The Reformation of the church

The Reformation of the church October 30, 2015

Tomorrow is Reformation Day, the anniversary of Martin Luther’s posting of his 95 Theses against the sale of indulgences.  I keep reading online about how tragic the Reformation was, how unneeded it is now, and how it’s wrong to celebrate the breaking up of the church.

But does anyone think that the medieval church did not need to be reformed?  Can anyone say that the sale of indulgences was a good thing?  Can anyone defend the corruption of the Renaissance popes–their selling of church offices, their bribes, their mistresses, their illegitimate children whom they made cardinals, their inquisitions, their wars?  The great medieval authors–Dante, Chaucer, Langland, and many others–all criticized these abuses in the church.

Even the Roman Catholic Church came to admit these evils.  Luther’s Reformation provoked the Counter-Reformation, which finally the moral and financial corruption.  It also set in stone some theological issues that were not all that clear when Luther first proposed his reforms. 

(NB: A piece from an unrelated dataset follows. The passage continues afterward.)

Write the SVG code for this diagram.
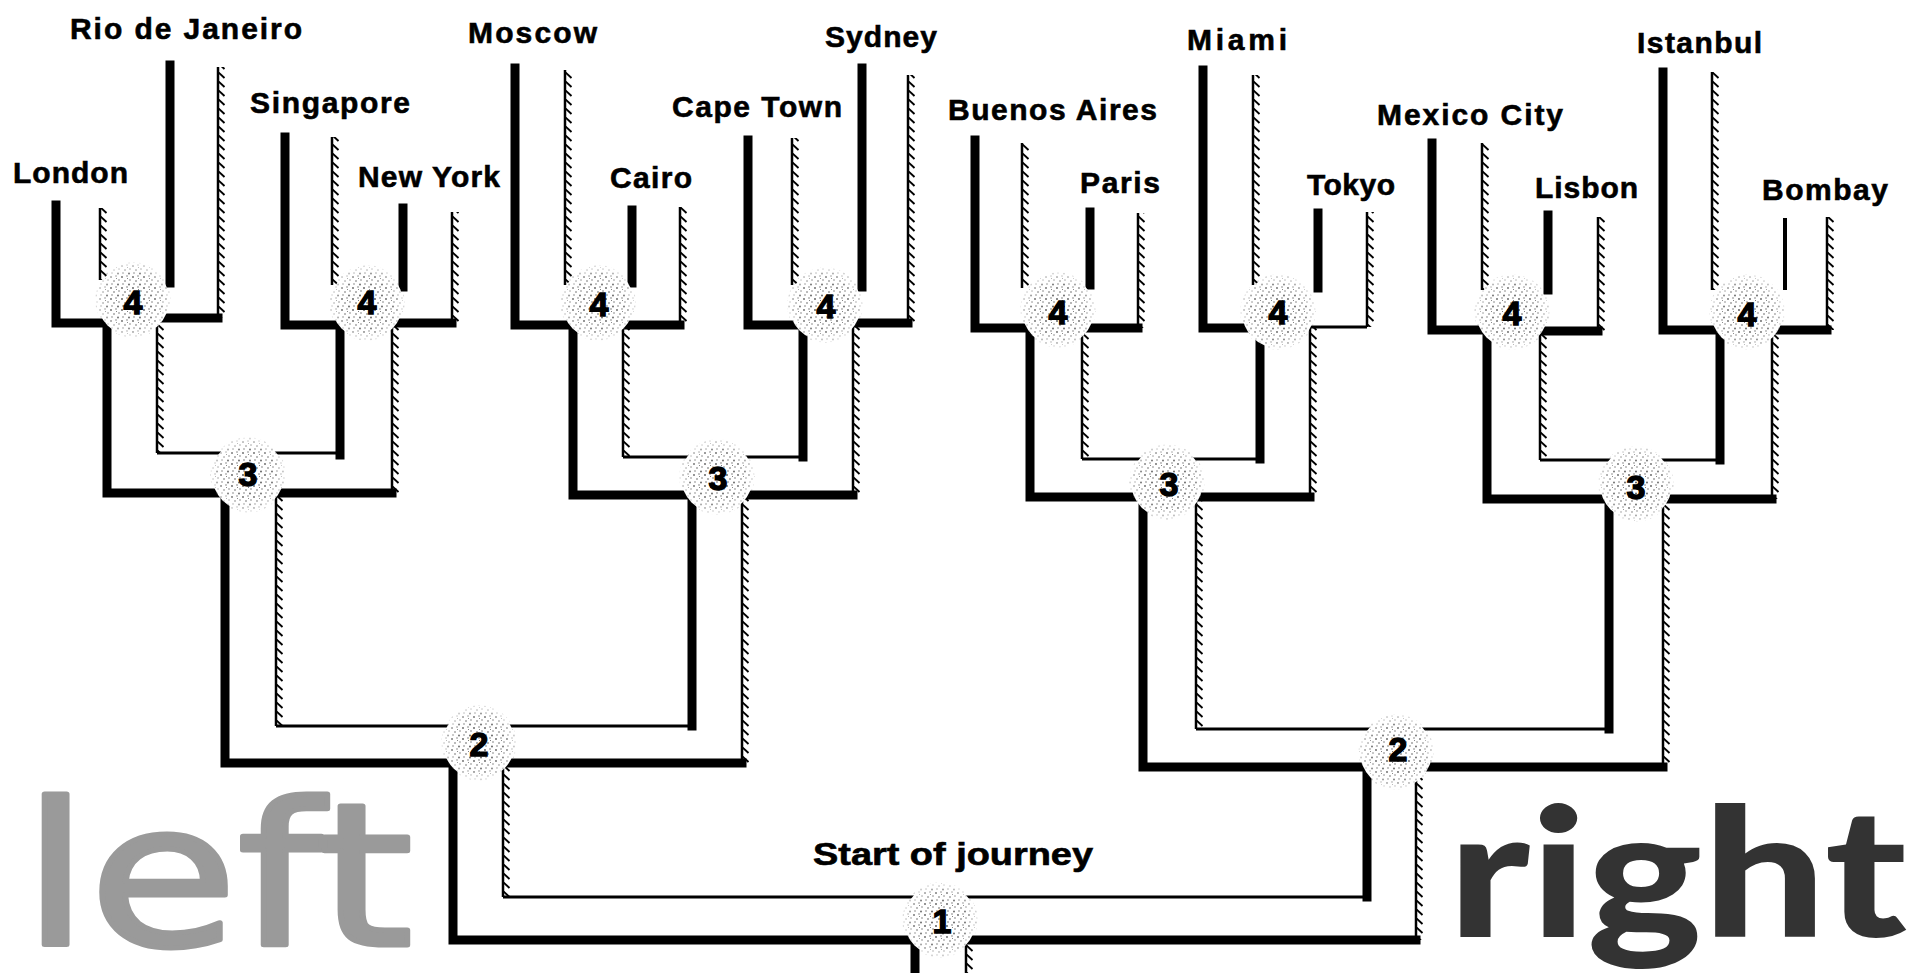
<svg xmlns="http://www.w3.org/2000/svg" width="1911" height="973" viewBox="0 0 1911 973">
<style>
.tk{fill:none;stroke:#000;stroke-width:9;stroke-linecap:square;stroke-linejoin:miter}
.tk4{fill:none;stroke:#000;stroke-width:4}
.tn{fill:none;stroke:#000;stroke-width:3}
.ht{fill:none;stroke:#000;stroke-width:2.5}
.hr{fill:url(#tk)}
.lbl{font-family:"Liberation Sans",Arial,sans-serif;font-weight:bold;font-size:30px;fill:#000;stroke:#000;stroke-width:0.6}
.num{font-family:"Liberation Sans",Arial,sans-serif;font-weight:bold;font-size:34px;fill:#000;stroke:#000;stroke-width:1.4;text-anchor:middle}
.base{fill:#fff}
.dots{fill:url(#dots)}
</style>
<defs>
<pattern id="tk" width="9" height="9" patternUnits="userSpaceOnUse">
<path d="M0.5,0.5 L6.5,6" stroke="#000" stroke-width="1.9" fill="none"/>
</pattern>
<pattern id="dots" width="11" height="11" patternUnits="userSpaceOnUse">
<circle cx="1" cy="2" r="0.9" fill="#444"/>
<circle cx="6" cy="1" r="0.7" fill="#444"/>
<circle cx="4" cy="6" r="0.8" fill="#444"/>
<circle cx="9" cy="5" r="0.7" fill="#444"/>
<circle cx="2" cy="9" r="0.7" fill="#444"/>
<circle cx="8" cy="9.5" r="0.9" fill="#444"/>
<circle cx="6.5" cy="3.5" r="0.5" fill="#444"/>
</pattern>
<radialGradient id="rg">
<stop offset="0" stop-color="#fff"/>
<stop offset="0.7" stop-color="#ccc"/>
<stop offset="1" stop-color="#333"/>
</radialGradient>
<mask id="fm" maskContentUnits="objectBoundingBox">
<circle cx="0.5" cy="0.5" r="0.5" fill="url(#rg)"/>
</mask>
</defs>
<rect width="1911" height="973" fill="#fff"/>

<g id="connectors">
<path class="tk" d="M56,205 V323 H107 V493 H225 V763 H453 V940 H915 V973"/>
<path class="tk" d="M170,65 V283"/>
<path class="tk" d="M285,137 V325 H340 V455"/>
<path class="tk" d="M403,208 V287"/>
<path class="tk" d="M515,68 V325 H573 V495 H692 V726"/>
<path class="tk" d="M632,210 V283"/>
<path class="tk" d="M748,140 V325 H803 V457"/>
<path class="tk" d="M862,68 V287"/>
<path class="tk" d="M975,140 V328 H1030 V497 H1143 V767 H1367 V897"/>
<path class="tk" d="M1090,212 V285"/>
<path class="tk" d="M1203,70 V328 H1260 V459"/>
<path class="tk" d="M1318,213 V288"/>
<path class="tk" d="M1432,143 V330 H1487 V499 H1609 V729"/>
<path class="tk" d="M1548,215 V290"/>
<path class="tk" d="M1663,72 V330 H1720 V460"/>
<path class="tk4" d="M1785,218 V290"/>
<path class="tk" d="M157,318 H218"/>
<path class="tk" d="M392,323 H452"/>
<path class="tk" d="M623,325 H680"/>
<path class="tk" d="M853,323 H908"/>
<path class="tk" d="M1082,328 H1138"/>
<path class="tn" d="M1310,327 H1367"/>
<path class="tk" d="M1540,331 H1598"/>
<path class="tk" d="M1772,330 H1827"/>
<path class="tk" d="M276,493 H392"/>
<path class="tk" d="M742,495 H853"/>
<path class="tk" d="M1196,497 H1310"/>
<path class="tk" d="M1663,499 H1772"/>
<path class="tk" d="M503,763 H742"/>
<path class="tk" d="M1416,767 H1663"/>
<path class="tk" d="M966,940 H1416"/>
<path class="tn" d="M157,453 H340"/>
<path class="tn" d="M623,457 H803"/>
<path class="tn" d="M1082,459 H1260"/>
<path class="tn" d="M1540,460 H1720"/>
<path class="tn" d="M276,726 H692"/>
<path class="tn" d="M1196,729 H1609"/>
<path class="tn" d="M503,897 H1367"/>
<g transform="translate(100,0)"><path class="ht" d="M0,208V280"/><rect class="hr" y="208" width="7" height="72"/></g>
<g transform="translate(218,0)"><path class="ht" d="M0,67V318"/><rect class="hr" y="67" width="7" height="251"/></g>
<g transform="translate(157,0)"><path class="ht" d="M0,318V453"/><rect class="hr" y="318" width="7" height="135"/></g>
<g transform="translate(332,0)"><path class="ht" d="M0,137V285"/><rect class="hr" y="137" width="7" height="148"/></g>
<g transform="translate(452,0)"><path class="ht" d="M0,212V323"/><rect class="hr" y="212" width="7" height="111"/></g>
<g transform="translate(392,0)"><path class="ht" d="M0,323V493"/><rect class="hr" y="323" width="7" height="170"/></g>
<g transform="translate(565,0)"><path class="ht" d="M0,70V285"/><rect class="hr" y="70" width="7" height="215"/></g>
<g transform="translate(680,0)"><path class="ht" d="M0,207V325"/><rect class="hr" y="207" width="7" height="118"/></g>
<g transform="translate(623,0)"><path class="ht" d="M0,325V457"/><rect class="hr" y="325" width="7" height="132"/></g>
<g transform="translate(792,0)"><path class="ht" d="M0,138V285"/><rect class="hr" y="138" width="7" height="147"/></g>
<g transform="translate(908,0)"><path class="ht" d="M0,75V323"/><rect class="hr" y="75" width="7" height="248"/></g>
<g transform="translate(853,0)"><path class="ht" d="M0,323V495"/><rect class="hr" y="323" width="7" height="172"/></g>
<g transform="translate(1022,0)"><path class="ht" d="M0,143V288"/><rect class="hr" y="143" width="7" height="145"/></g>
<g transform="translate(1138,0)"><path class="ht" d="M0,213V328"/><rect class="hr" y="213" width="7" height="115"/></g>
<g transform="translate(1082,0)"><path class="ht" d="M0,328V459"/><rect class="hr" y="328" width="7" height="131"/></g>
<g transform="translate(1253,0)"><path class="ht" d="M0,75V285"/><rect class="hr" y="75" width="7" height="210"/></g>
<g transform="translate(1367,0)"><path class="ht" d="M0,212V327"/><rect class="hr" y="212" width="7" height="115"/></g>
<g transform="translate(1310,0)"><path class="ht" d="M0,327V497"/><rect class="hr" y="327" width="7" height="170"/></g>
<g transform="translate(1482,0)"><path class="ht" d="M0,143V290"/><rect class="hr" y="143" width="7" height="147"/></g>
<g transform="translate(1598,0)"><path class="ht" d="M0,217V331"/><rect class="hr" y="217" width="7" height="114"/></g>
<g transform="translate(1540,0)"><path class="ht" d="M0,331V460"/><rect class="hr" y="331" width="7" height="129"/></g>
<g transform="translate(1712,0)"><path class="ht" d="M0,72V290"/><rect class="hr" y="72" width="7" height="218"/></g>
<g transform="translate(1827,0)"><path class="ht" d="M0,217V330"/><rect class="hr" y="217" width="7" height="113"/></g>
<g transform="translate(1772,0)"><path class="ht" d="M0,330V499"/><rect class="hr" y="330" width="7" height="169"/></g>
<g transform="translate(276,0)"><path class="ht" d="M0,493V726"/><rect class="hr" y="493" width="7" height="233"/></g>
<g transform="translate(742,0)"><path class="ht" d="M0,495V763"/><rect class="hr" y="495" width="7" height="268"/></g>
<g transform="translate(1196,0)"><path class="ht" d="M0,497V729"/><rect class="hr" y="497" width="7" height="232"/></g>
<g transform="translate(1663,0)"><path class="ht" d="M0,499V767"/><rect class="hr" y="499" width="7" height="268"/></g>
<g transform="translate(503,0)"><path class="ht" d="M0,763V897"/><rect class="hr" y="763" width="7" height="134"/></g>
<g transform="translate(1416,0)"><path class="ht" d="M0,767V940"/><rect class="hr" y="767" width="7" height="173"/></g>
<g transform="translate(966,0)"><path class="ht" d="M0,940V973"/><rect class="hr" y="940" width="7" height="33"/></g>
</g>

<g id="j4-1"><circle class="base" cx="133" cy="300" r="36"/><circle class="dots" cx="133" cy="300" r="38" mask="url(#fm)"/><text class="num" x="133" y="314">4</text></g>
<g id="j4-2"><circle class="base" cx="367" cy="303" r="36"/><circle class="dots" cx="367" cy="303" r="38" mask="url(#fm)"/><text class="num" x="367" y="314">4</text></g>
<g id="j4-3"><circle class="base" cx="598" cy="303" r="36"/><circle class="dots" cx="598" cy="303" r="38" mask="url(#fm)"/><text class="num" x="599" y="316">4</text></g>
<g id="j4-4"><circle class="base" cx="825" cy="305" r="36"/><circle class="dots" cx="825" cy="305" r="38" mask="url(#fm)"/><text class="num" x="826" y="318">4</text></g>
<g id="j4-5"><circle class="base" cx="1058" cy="310" r="36"/><circle class="dots" cx="1058" cy="310" r="38" mask="url(#fm)"/><text class="num" x="1058" y="324">4</text></g>
<g id="j4-6"><circle class="base" cx="1278" cy="312" r="36"/><circle class="dots" cx="1278" cy="312" r="38" mask="url(#fm)"/><text class="num" x="1278" y="324">4</text></g>
<g id="j4-7"><circle class="base" cx="1512" cy="312" r="36"/><circle class="dots" cx="1512" cy="312" r="38" mask="url(#fm)"/><text class="num" x="1512" y="325">4</text></g>
<g id="j4-8"><circle class="base" cx="1747" cy="312" r="36"/><circle class="dots" cx="1747" cy="312" r="38" mask="url(#fm)"/><text class="num" x="1747" y="326">4</text></g>
<g id="j3-1"><circle class="base" cx="248" cy="475" r="36"/><circle class="dots" cx="248" cy="475" r="38" mask="url(#fm)"/><text class="num" x="248" y="486">3</text></g>
<g id="j3-2"><circle class="base" cx="717" cy="477" r="36"/><circle class="dots" cx="717" cy="477" r="38" mask="url(#fm)"/><text class="num" x="718" y="490">3</text></g>
<g id="j3-3"><circle class="base" cx="1167" cy="482" r="36"/><circle class="dots" cx="1167" cy="482" r="38" mask="url(#fm)"/><text class="num" x="1169" y="496">3</text></g>
<g id="j3-4"><circle class="base" cx="1636" cy="484" r="36"/><circle class="dots" cx="1636" cy="484" r="38" mask="url(#fm)"/><text class="num" x="1636" y="499">3</text></g>
<g id="j2-1"><circle class="base" cx="479" cy="743" r="36"/><circle class="dots" cx="479" cy="743" r="38" mask="url(#fm)"/><text class="num" x="479" y="756">2</text></g>
<g id="j2-2"><circle class="base" cx="1396" cy="752" r="36"/><circle class="dots" cx="1396" cy="752" r="38" mask="url(#fm)"/><text class="num" x="1398" y="761">2</text></g>
<g id="j1"><circle class="base" cx="940" cy="920" r="36"/><circle class="dots" cx="940" cy="920" r="38" mask="url(#fm)"/><text class="num" x="942" y="933">1</text></g>

<g id="london"><text class="lbl" x="13" y="183" textLength="115">London</text></g>
<g id="rio"><text class="lbl" x="70" y="39" textLength="232">Rio de Janeiro</text></g>
<g id="singapore"><text class="lbl" x="250" y="113" textLength="160">Singapore</text></g>
<g id="newyork"><text class="lbl" x="358" y="187" textLength="142">New York</text></g>
<g id="moscow"><text class="lbl" x="468" y="43" textLength="129">Moscow</text></g>
<g id="cairo"><text class="lbl" x="610" y="188" textLength="82">Cairo</text></g>
<g id="capetown"><text class="lbl" x="672" y="117" textLength="170">Cape Town</text></g>
<g id="sydney"><text class="lbl" x="825" y="47" textLength="112">Sydney</text></g>
<g id="buenosaires"><text class="lbl" x="948" y="120" textLength="209">Buenos Aires</text></g>
<g id="paris"><text class="lbl" x="1080" y="193" textLength="80">Paris</text></g>
<g id="miami"><text class="lbl" x="1187" y="50" textLength="100">Miami</text></g>
<g id="tokyo"><text class="lbl" x="1307" y="195" textLength="88">Tokyo</text></g>
<g id="mexicocity"><text class="lbl" x="1377" y="125" textLength="186">Mexico City</text></g>
<g id="lisbon"><text class="lbl" x="1535" y="198" textLength="103">Lisbon</text></g>
<g id="istanbul"><text class="lbl" x="1637" y="53" textLength="125">Istanbul</text></g>
<g id="bombay"><text class="lbl" x="1762" y="200" textLength="126">Bombay</text></g>
<g id="start"><text class="lbl" x="813" y="865" textLength="280" lengthAdjust="spacingAndGlyphs" style="font-size:31px">Start of journey</text></g>

<g id="word-left"><text x="22" y="945" textLength="391" lengthAdjust="spacingAndGlyphs" style="font-family:'DejaVu Sans',sans-serif;font-size:198px;fill:#9a9a9a;stroke:#9a9a9a;stroke-width:5;stroke-linejoin:round">left</text></g>
<g id="word-right"><text x="1448" y="937" textLength="459" lengthAdjust="spacingAndGlyphs" style="font-family:Lato,'DejaVu Sans',sans-serif;font-weight:900;font-size:180px;fill:#333">right</text></g>
</svg>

At the time, instead of accepting Luther’s critique of the abuses surrounding indulgences, the Vatican could defend them only by asserting the Pope’s authority to sell them.  Luther responded by asserting the authority of Scripture over that of the Pope.  Luther’s rejection of indulgences led to his rejection of the whole penitential system, which, in practice, if not in theory, forced people to save themselves by their merits, downplaying salvation by the merits of Christ.  Then, as the controversies raged, Luther began questioning the monastic system and on and on.

Emerging out of all of this were Luther’s great theological contributions:  the centrality of the Gospel, that salvation is by grace through faith in the work of Christ; the authority of God’s Word, that the Bible is God’s efficacious revelation to human beings in His law and gospel; the centrality of vocation; the spirituality of ordinary human vocations–in the church, the family, and society–which is where the Christian faith is to be lived out in love and service to our neighbors.

Luther wanted to “reform” the church, not tear it down and start from scratch, unlike some later Protestants.  Luther insisted that the Gospel is manifested in Baptism and Holy Communion, where Christ gives us His actual body and blood.  He embraced the ecumenical creeds, the historic liturgy, and the Christian tradition.

Tragically, the Pope in 1517  resisted even the most painfully obvious needs for reform and excommunicated Luther instead of taking his concerns seriously.

The Counter-Reformation would enshrine papal supremacy and authoritatively defined Roman Catholic theology and piety, in ways that went in much different directions than the Reformation’s evangelical convictions.

But Luther should not be blamed for “breaking” the church.  He was trying to fix it.